If this year has taught me anything, it’s that media catering to my niche thematic taste should always be taken with a grain of salt. That way, when said media inevitably disappoints and fails to live up to expectations, the resulting feelings of inadequacy will closer resemble a minor slight than a grievous wound. It might be a bit dramatic, but this sentiment perfectly captures the feelings that linger after completing Cyanide’s CALL OF CTHULHU, especially if you are a fan of the material that inspired it.
What particularly stings about going through the ringer is that I really wanted to like the game, despite its flaws. This game had been in development for well over three years, and obviously pulls from other Lovecraftian material (namely the other CALL OF CTHULHU game), as well as heavily from the tabletop RPG. Too few are titles that actually manage to embody the je ne sais quoi of H.P. Lovecraft’s eldritch mythos, evoking themes of inquellable machinations far beyond our understanding. And too many are the ones that think just slapping on the Lovecraft label and some tentacle-laden imagery is enough to call it a day. CALL OF CTHULHU frustratingly teeters on the latter, falling just short of putting the minimum effort into what it presumes to be.
“Using a green tint means it’s spooooooky. Just FYI.”
Credit where it’s due: CALL OF CTHULU’s first half is by far the strongest component of the entire experience, hiding many of the game’s failings behind a degree of competence. Thematically, it strikes a chord in portraying the experience I desperately wanted to be immersed in: slow burn, old-world macabre, and a drive towards forbidden knowledge. Player character Edward Pierce, a neurotic private investigator charged with looking into several deaths on the aptly-named Darkwater Island, is a shoe-in for your typical Lovecraftian lead, and somehow manages to become more relatable once the madness commences.

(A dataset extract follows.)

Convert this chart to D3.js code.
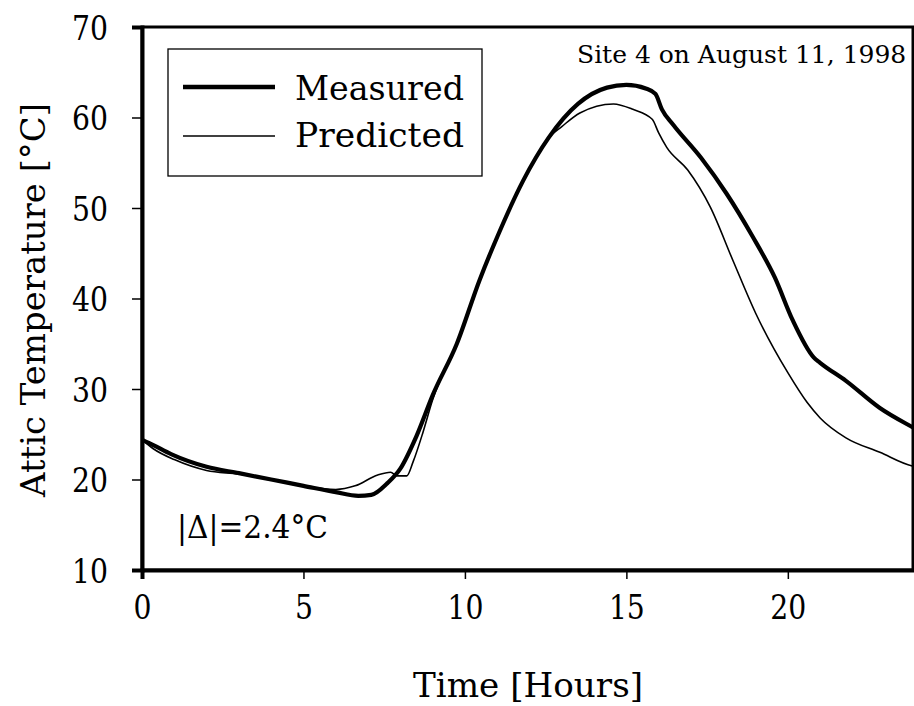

The obligatory sanity system gets kudos by presenting some interesting surreality to otherwise bland encounters, limiting your ability to choose rational decisions in dialogue, as well as slowly seeping in hallucinations that may hint towards a much more sinister end for the story. And even some of the level design demonstrates the cerebral appeal of the genre. In particular, the level involving Pierce’s stint trapped between a normal and nightmare-reality version of an insane asylum, and pushing players to escape both by traversing between the two, provide players with chills indicative of the genre and the chance to exercise their ingenuity (if only briefly).
Evisceration therapy was very “in” during the 1920s
However, what joy that exists in briefly-realized glimpses of Lovecraftian furor is soured by some sorely underdeveloped mechanics. Lifting from its tabletop RPG predecessor, the game allows the player to level up Pierce’s attributes via accumulated character points, with each attribute supposedly allowing for new means of interacting with the characters or the environment. Some developments, such as making Pierce more eloquent or have a stronger understanding of psychology, may potentially net him better results in siphoning information out of the island’s residents, or allow him to better piece together evidence.
Yet many of these attributes, diverse though they may be, seem completely perfunctory in their inclusion, offering nothing to the player but to say, “Hey, we exist.” Raising your Strength stat may help you defend yourself in a fight or move heavy objects more easily, but what good is investment if there’s a grand total of one fight (a late game shoot-out, no less) and a generous three instances where your strength “matters” to unlock an alternative path? The vast majority of the elements presented, even ones that seem like they may offer a dip into some tasty lore or offer a unique way to unfold the story, feel worthless when you realize the extreme linearity of the experience makes what you choose to invest in a moot point.
If only I invested in my ‘Art Appreciation’ tree . . .
Yet more egregious in CALL OF CTHULHU are some of the more fundamental gameplay mechanics. Despite representing a mythos whose main draw aside from nightmarish imagery is mystery and intrigue, the portions of the game involving detective work, puzzle-solving, and critical thought invariably feel lackluster. These segments run the gamut of game design faux pas, from mindlessly clicking every glowing object in a room, to frustrating escapes from eldritch abominations whose solutions boil down to repeated trial-and-error. This, in conjunction with clunkily-implemented stealth sequences and a tired “This will change your destiny” motif make the whole experience feel shoddily mish-mashed together from disparate sources.
It is truly disheartening to consider the potential that lay dormant within CALL OF CTHULHU, especially when the game occasionally displays at least some understanding of what makes its source material iconic. But occasional brilliance does not beset rampant mediocrity, no matter how badly one may wish that was the case. Perhaps this one should just be left to slumber in the shadowy depths.